§ **SHORT TASK**
Write out, word for word, the stretch of lines beginning at the one with "Generate a Python" and ending at the one with "ax = fig.add_axes([0.189, 0.126, 0.787, 0.838])", omitting the images.

§ **ITEMS**
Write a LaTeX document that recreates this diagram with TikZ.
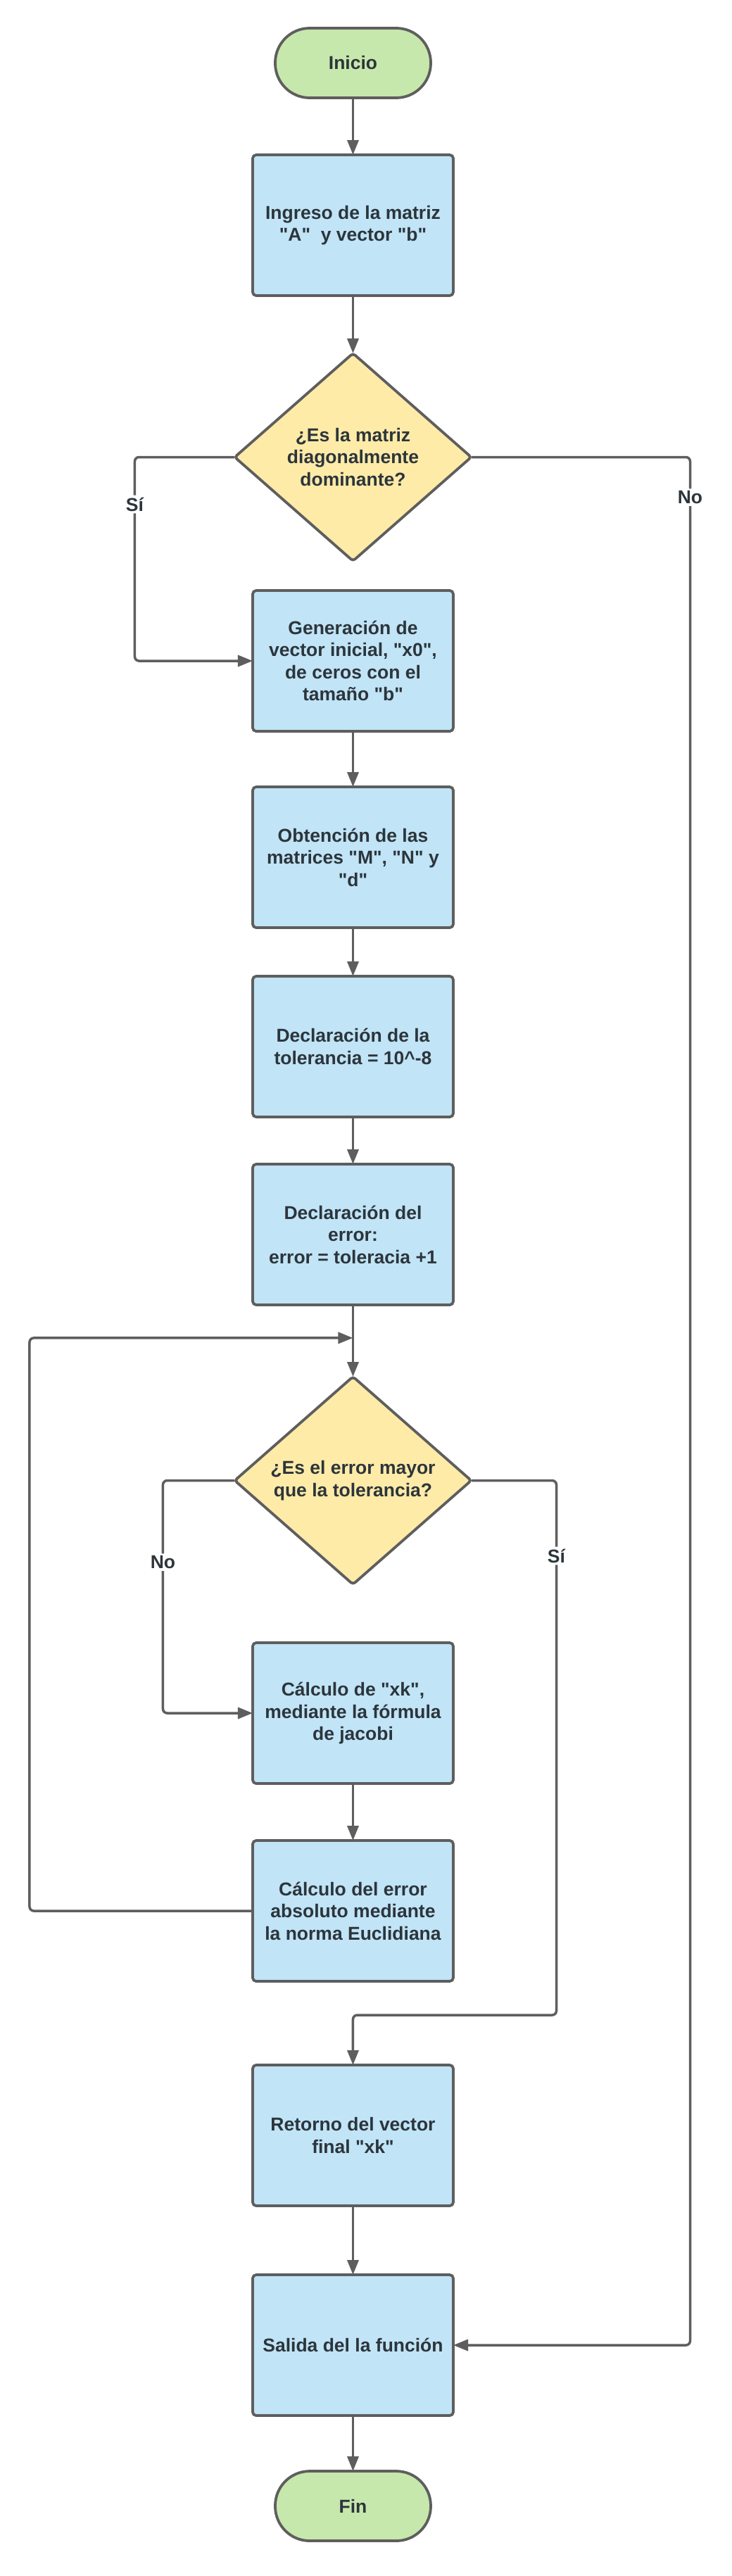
\documentclass[tikz,border=0pt]{standalone}
\usepackage{fontspec}
\newfontfamily\flowfont{Liberation Sans}
\usetikzlibrary{positioning,calc,shapes.geometric,arrows.meta}

\definecolor{startgreen}{HTML}{C7E8AC}
\definecolor{stepblue}{HTML}{C1E4F7}
\definecolor{askyellow}{HTML}{FFEBA8}
\definecolor{linegray}{HTML}{5E5E5E}
\definecolor{txtgray}{HTML}{2C353B}

\begin{document}
\begin{tikzpicture}[node distance=80pt, >={Triangle[length=21pt,width=16pt]},
  every node/.style={font=\flowfont\fontsize{26.5}{31.5}\selectfont\bfseries, text=txtgray},
  terminal/.style={rectangle, rounded corners=49pt, draw=linegray, line width=3.8pt, fill=startgreen, minimum width=221pt, minimum height=99pt, outer sep=0pt},
  stepbox/.style={rectangle, rounded corners=5pt, draw=linegray, line width=3.8pt, fill=stepblue, minimum width=285pt, minimum height=200pt, align=center, outer sep=0pt},
  decision/.style={diamond, rounded corners=4pt, draw=linegray, line width=3.8pt, fill=askyellow, minimum width=336pt, minimum height=295pt, inner sep=0pt, align=center, outer sep=0pt},
  arrow/.style={->, line width=3.5pt, draw=linegray, rounded corners=6pt},
  lbl/.style={fill=white, inner sep=3pt}]

  \path[use as bounding box, fill=white] (-501.5pt,89.5pt) rectangle (538.5pt,-3570.5pt);

  \node [terminal] (inicio) {Inicio};
  \node [stepbox, below=81pt of inicio] (ingreso) {Ingreso de la matriz\\ "A"~ y vector "b"};
  \node [decision, below=82pt of ingreso] (dom) {¿Es la matriz\\ diagonalmente\\ dominante?};
  \node [stepbox, below=42pt of dom] (gen) {Generación de\\ vector inicial, "x0",\\ de ceros con el\\ tamaño "b"};
  \node [stepbox, below=79pt of gen] (obt) {Obtención de las\\ matrices "M", "N" y\\ "d"};
  \node [stepbox, below=69pt of obt] (tol) {Declaración de la\\ tolerancia = 10\^{}-8};
  \node [stepbox, below=67pt of tol] (err) {Declaración del\\ error:\\ error = toleracia +1};
  \node [decision, below=102pt of err] (cond) {¿Es el error mayor\\ que la tolerancia?};
  \node [stepbox, below=83pt of cond] (xk) {Cálculo de "xk",\\ mediante la fórmula\\ de jacobi};
  \node [stepbox, below=81pt of xk] (calerr) {Cálculo del error\\ absoluto mediante\\ la norma Euclidiana};
  \node [stepbox, below=119pt of calerr] (ret) {Retorno del vector\\ final "xk"};
  \node [stepbox, below=98pt of ret] (salida) {Salida del la función};
  \node [terminal, below=79pt of salida] (fin) {Fin};

  \coordinate (merge) at ($(err.south)!0.46!(cond.north)$);
  \coordinate (joinS) at ($(ret.north)+(0,71pt)$);

  \draw [arrow] (inicio) -- (ingreso);
  \draw [arrow] (ingreso) -- (dom);
  \draw [arrow] (dom.west) -| ++(-142pt,-67pt) node[lbl]{Sí} |- (gen.west);
  \draw [arrow] (dom.east) -| ++(311pt,-57pt) node[lbl]{No} |- (salida.east);
  \draw [arrow] (gen) -- (obt);
  \draw [arrow] (obt) -- (tol);
  \draw [arrow] (tol) -- (err);
  \draw [arrow] (err) -- (cond);
  \draw [arrow] (cond.west) -| ++(-102pt,-116pt) node[lbl]{No} |- (xk.west);
  \draw [arrow] (cond.east) -| ++(121pt,-107pt) node[lbl]{Sí} |- (joinS) -- (ret.north);
  \draw [arrow] (xk) -- (calerr);
  \draw [arrow] (calerr.west) -- ++(-317pt,0) |- (merge);
  \draw [arrow] (ret) -- (salida);
  \draw [arrow] (salida) -- (fin);
\end{tikzpicture}
\end{document}
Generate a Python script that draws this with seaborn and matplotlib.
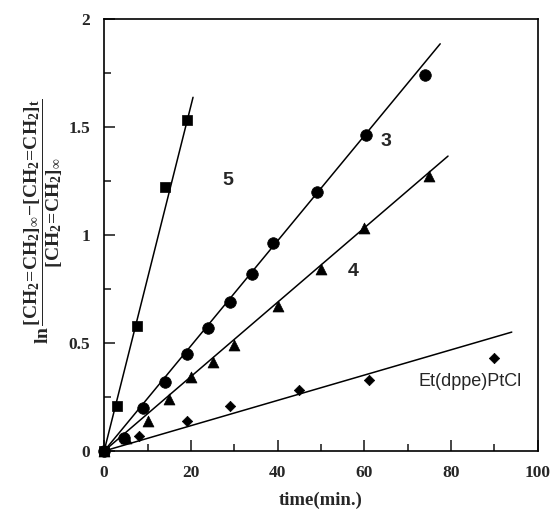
import matplotlib
matplotlib.use("Agg")
import matplotlib.pyplot as plt
import numpy as np
import pandas as pd
import seaborn as sns
from matplotlib.ticker import MultipleLocator, FormatStrFormatter


# data read off the reference figure
series_names = ["5", "3", "4", "Et(dppe)PtCl"]

t_5 = [0, 3, 7.5, 14, 19]
y_5 = [0.0, 0.21, 0.58, 1.22, 1.53]

t_3 = [0, 4.5, 9, 14, 19, 24, 29, 34, 39, 49, 60.5, 74]
y_3 = [0.0, 0.06, 0.20, 0.32, 0.45, 0.57, 0.69, 0.82, 0.96, 1.20, 1.46, 1.74]

t_4 = [0, 5, 10, 15, 20, 25, 30, 40, 50, 60, 75]
y_4 = [0.0, 0.06, 0.14, 0.24, 0.34, 0.41, 0.49, 0.67, 0.84, 1.03, 1.27]

t_pt = [0, 8, 19, 29, 45, 61, 90]
y_pt = [0.0, 0.07, 0.14, 0.21, 0.28, 0.33, 0.43]

# linear fits through the origin: slope and end of drawn line
fit_slope = [0.0798, 0.0243, 0.0172, 0.00585]
fit_end = [20.5, 77.5, 79.3, 94.0]

# label positions (data coords)
label_x = [28.6, 65.0, 57.4, 84.5]
label_y = [1.25, 1.43, 0.83, 0.32]


def main() -> None:
    sns.set_theme(style="white")
    plt.rcParams["font.family"] = ["Liberation Serif", "DejaVu Serif"]
    plt.rcParams["mathtext.fontset"] = "custom"
    plt.rcParams["mathtext.rm"] = "Liberation Serif:bold"
    plt.rcParams["mathtext.it"] = "Liberation Serif:bold"
    plt.rcParams["mathtext.bf"] = "Liberation Serif:bold"

    frames = []
    for name, t, y in zip(series_names, [t_5, t_3, t_4, t_pt], [y_5, y_3, y_4, y_pt]):
        frames.append(pd.DataFrame({"time": t, "value": y, "series": name}))
    pts = pd.concat(frames, ignore_index=True)

    fits = []
    for name, k, xe in zip(series_names, fit_slope, fit_end):
        xs = np.array([0.0, xe])
        fits.append(pd.DataFrame({"time": xs, "value": k * xs, "series": name}))
    fit_df = pd.concat(fits, ignore_index=True)

    fig = plt.figure(figsize=(5.51, 5.16), dpi=100)
    ax = fig.add_axes([0.189, 0.126, 0.787, 0.838])

    sns.lineplot(data=fit_df, x="time", y="value", units="series", estimator=None,
                 color="black", lw=1.1, ax=ax, sort=False)

    markers = {"5": "s", "3": "o", "4": "^", "Et(dppe)PtCl": "D"}
    sizes = {"5": 60, "3": 70, "4": 62, "Et(dppe)PtCl": 28}
    for name in series_names:
        sub = pts[pts["series"] == name]
        sns.scatterplot(data=sub, x="time", y="value", marker=markers[name],
                        s=sizes[name], color="black", edgecolor="black",
                        linewidth=0.5, ax=ax, zorder=3, legend=False,
                        clip_on=False)

    for name, lx, ly in zip(series_names, label_x, label_y):
        bold = name != "Et(dppe)PtCl"
        ax.text(lx, ly, name, ha="center", va="center",
                family=["Liberation Sans", "DejaVu Sans"],
                fontweight="bold" if bold else "normal",
                fontsize=14 if bold else 13)

    ax.set_xlim(0, 100)
    ax.set_ylim(0, 2)
    ax.xaxis.set_major_locator(MultipleLocator(20))
    ax.xaxis.set_minor_locator(MultipleLocator(10))
    ax.yaxis.set_major_locator(MultipleLocator(0.5))
    ax.yaxis.set_minor_locator(MultipleLocator(0.25))
    ax.yaxis.set_major_formatter(FormatStrFormatter("%g"))
    ax.tick_params(which="major", direction="in", length=8, width=1.2,
                   labelsize=12.5, pad=10)
    ax.tick_params(which="minor", direction="in", length=5, width=1.2)
    ax.tick_params(axis="x", which="both", bottom=True, top=False)
    ax.tick_params(axis="y", which="both", left=True, right=False)
    for lab in ax.get_xticklabels() + ax.get_yticklabels():
        lab.set_fontweight("bold")

    for sp in ax.spines.values():
        sp.set_color("black")
        sp.set_linewidth(1.2)

    ax.set_xlabel("time(min.)", fontsize=13.5, fontweight="bold", labelpad=8)
    ax.set_ylabel(r"$\mathrm{ln}\,\dfrac{[CH_2\!=\!CH_2]_\infty\!-\![CH_2\!=\!CH_2]_t}{[CH_2\!=\!CH_2]_\infty}$",
                  fontsize=14, labelpad=4)
    ax.yaxis.set_label_coords(-0.09, 0.53)

    fig.savefig("out.png", dpi=100)
    plt.close(fig)


if __name__ == "__main__":
    main()
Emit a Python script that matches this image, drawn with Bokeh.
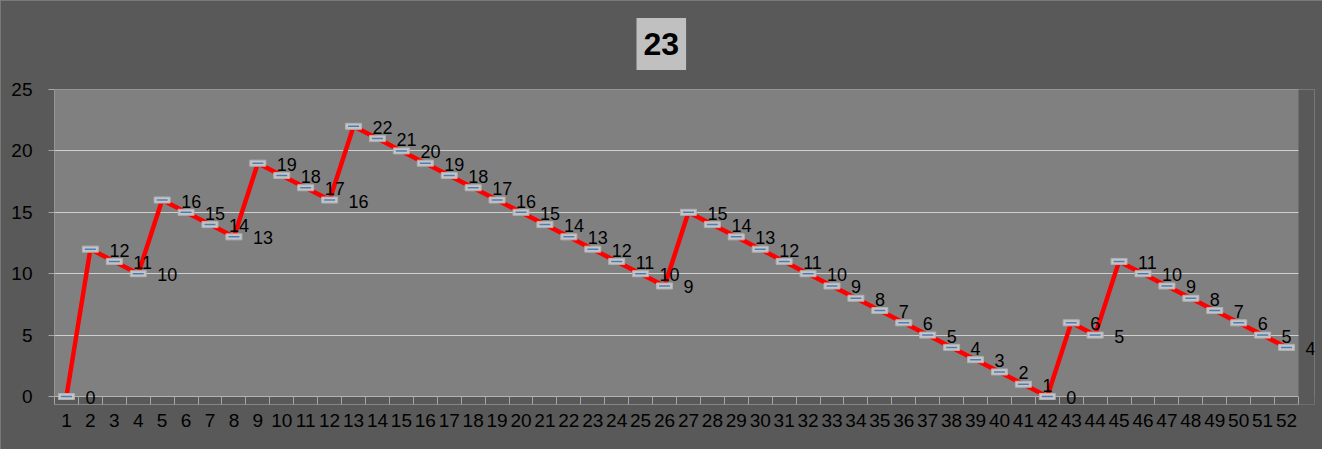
from bokeh.plotting import figure
from bokeh.models import FixedTicker, LabelSet, ColumnDataSource, Range1d, BoxAnnotation, Span
from bokeh.core.properties import value
from bokeh.embed import file_html
from bokeh.resources import INLINE

categories = list(range(1, 53))
values = [0, 12, 11, 10, 16, 15, 14, 13, 19, 18, 17, 16, 22, 21, 20, 19, 18, 17, 16, 15,
          14, 13, 12, 11, 10, 9, 15, 14, 13, 12, 11, 10, 9, 8, 7, 6, 5, 4, 3, 2,
          1, 0, 6, 5, 11, 10, 9, 8, 7, 6, 5, 4]
title_text = "23"
y_ticks = [0, 5, 10, 15, 20, 25]

FONT = "Liberation Sans"
BG = "#595959"
PLOT_BG = "#808080"

X_END = 53.169
Y_START = -0.651

src = ColumnDataSource(dict(x=categories, y=values, lbl=[str(v) for v in values]))

p = figure(width=1322, height=449, output_backend="svg", toolbar_location=None,
           x_range=Range1d(0.5, X_END), y_range=Range1d(Y_START, 25),
           min_border_left=54, min_border_right=8, min_border_top=89, min_border_bottom=45)
p.background_fill_color = PLOT_BG
p.border_fill_color = BG
p.outline_line_color = None
p.styles = {"outline": "2px solid #858585", "outline-offset": "-2px"}

# title
p.title.text = title_text
p.title.align = "left"
p.title.offset = 582
p.title.vertical_align = "top"
p.title.standoff = 35
p.title.text_font = FONT
p.title.text_font_size = "32px"
p.title.text_font_style = "bold"
p.title.text_color = "#000000"
p.title.background_fill_color = "#c0c0c0"
p.title.padding = dict(left=7, right=7, top=15, bottom=15)

# grid
p.xgrid.grid_line_color = None
p.ygrid.grid_line_color = "#d0d0d0"
p.ygrid.grid_line_width = 1
p.ygrid.ticker = FixedTicker(ticks=y_ticks[1:])

# strip below the zero line (so labels/markers at 0 are not cut)
p.add_layout(BoxAnnotation(top=0, fill_color=BG, fill_alpha=1, line_color=None, level="underlay"))
p.add_layout(Span(location=0, dimension="width", line_color="#b4b4b4", line_width=1, level="underlay"))
# strip right of the last category
p.quad(left=[52.5], right=[X_END + 1], bottom=[Y_START - 1], top=[26],
       fill_color=BG, line_color=None)

# x axis
p.xaxis.ticker = FixedTicker(ticks=categories, minor_ticks=[c - 0.5 for c in categories] + [52.5])
p.xaxis.major_tick_line_color = None
p.xaxis.major_tick_out = 0
p.xaxis.major_tick_in = 0
p.xaxis.minor_tick_line_color = "#a6a6a6"
p.xaxis.minor_tick_out = 0
p.xaxis.minor_tick_in = 8
p.xaxis.axis_line_color = None
p.xaxis.major_label_text_font = FONT
p.xaxis.major_label_text_font_size = "19px"
p.xaxis.major_label_text_color = "#000000"
p.xaxis.major_label_standoff = 9

# y axis
p.yaxis.ticker = FixedTicker(ticks=y_ticks)
p.yaxis.axis_line_color = None
p.yaxis.major_tick_line_color = "#a6a6a6"
p.yaxis.major_tick_out = 6
p.yaxis.major_tick_in = 0
p.yaxis.minor_tick_line_color = None
p.yaxis.major_label_text_font = FONT
p.yaxis.major_label_text_font_size = "19px"
p.yaxis.major_label_text_color = "#000000"
p.yaxis.major_label_standoff = 16

# line
p.line("x", "y", source=src, line_color="#ff0000", line_width=4.5)

# markers
p.rect("x", "y", source=src, width=16, height=6, width_units="screen", height_units="screen",
       fill_color="#c4c4c4", line_color="#b0b0b0", line_width=1)
p.scatter("x", "y", source=src, marker="dash", size=11, line_color="#4a7ebb", line_width=1.5)

# data labels
labels = LabelSet(x="x", y="y", text="lbl", source=src, x_offset=19, y_offset=-1,
                  text_align="left", text_baseline="middle",
                  text_font=value(FONT), text_font_size="18px", text_color="#000000")
p.add_layout(labels)

open("out.html", "w").write(file_html(p, INLINE))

§ **SOLUTION TO THIS TASK**
Generate a Python script that draws this with seaborn and matplotlib.
import matplotlib
matplotlib.use("Agg")
import matplotlib.pyplot as plt
import numpy as np
import pandas as pd
import seaborn as sns
from matplotlib.ticker import MultipleLocator, FormatStrFormatter


# data read off the reference figure
series_names = ["5", "3", "4", "Et(dppe)PtCl"]

t_5 = [0, 3, 7.5, 14, 19]
y_5 = [0.0, 0.21, 0.58, 1.22, 1.53]

t_3 = [0, 4.5, 9, 14, 19, 24, 29, 34, 39, 49, 60.5, 74]
y_3 = [0.0, 0.06, 0.20, 0.32, 0.45, 0.57, 0.69, 0.82, 0.96, 1.20, 1.46, 1.74]

t_4 = [0, 5, 10, 15, 20, 25, 30, 40, 50, 60, 75]
y_4 = [0.0, 0.06, 0.14, 0.24, 0.34, 0.41, 0.49, 0.67, 0.84, 1.03, 1.27]

t_pt = [0, 8, 19, 29, 45, 61, 90]
y_pt = [0.0, 0.07, 0.14, 0.21, 0.28, 0.33, 0.43]

# linear fits through the origin: slope and end of drawn line
fit_slope = [0.0798, 0.0243, 0.0172, 0.00585]
fit_end = [20.5, 77.5, 79.3, 94.0]

# label positions (data coords)
label_x = [28.6, 65.0, 57.4, 84.5]
label_y = [1.25, 1.43, 0.83, 0.32]


def main() -> None:
    sns.set_theme(style="white")
    plt.rcParams["font.family"] = ["Liberation Serif", "DejaVu Serif"]
    plt.rcParams["mathtext.fontset"] = "custom"
    plt.rcParams["mathtext.rm"] = "Liberation Serif:bold"
    plt.rcParams["mathtext.it"] = "Liberation Serif:bold"
    plt.rcParams["mathtext.bf"] = "Liberation Serif:bold"

    frames = []
    for name, t, y in zip(series_names, [t_5, t_3, t_4, t_pt], [y_5, y_3, y_4, y_pt]):
        frames.append(pd.DataFrame({"time": t, "value": y, "series": name}))
    pts = pd.concat(frames, ignore_index=True)

    fits = []
    for name, k, xe in zip(series_names, fit_slope, fit_end):
        xs = np.array([0.0, xe])
        fits.append(pd.DataFrame({"time": xs, "value": k * xs, "series": name}))
    fit_df = pd.concat(fits, ignore_index=True)

    fig = plt.figure(figsize=(5.51, 5.16), dpi=100)
    ax = fig.add_axes([0.189, 0.126, 0.787, 0.838])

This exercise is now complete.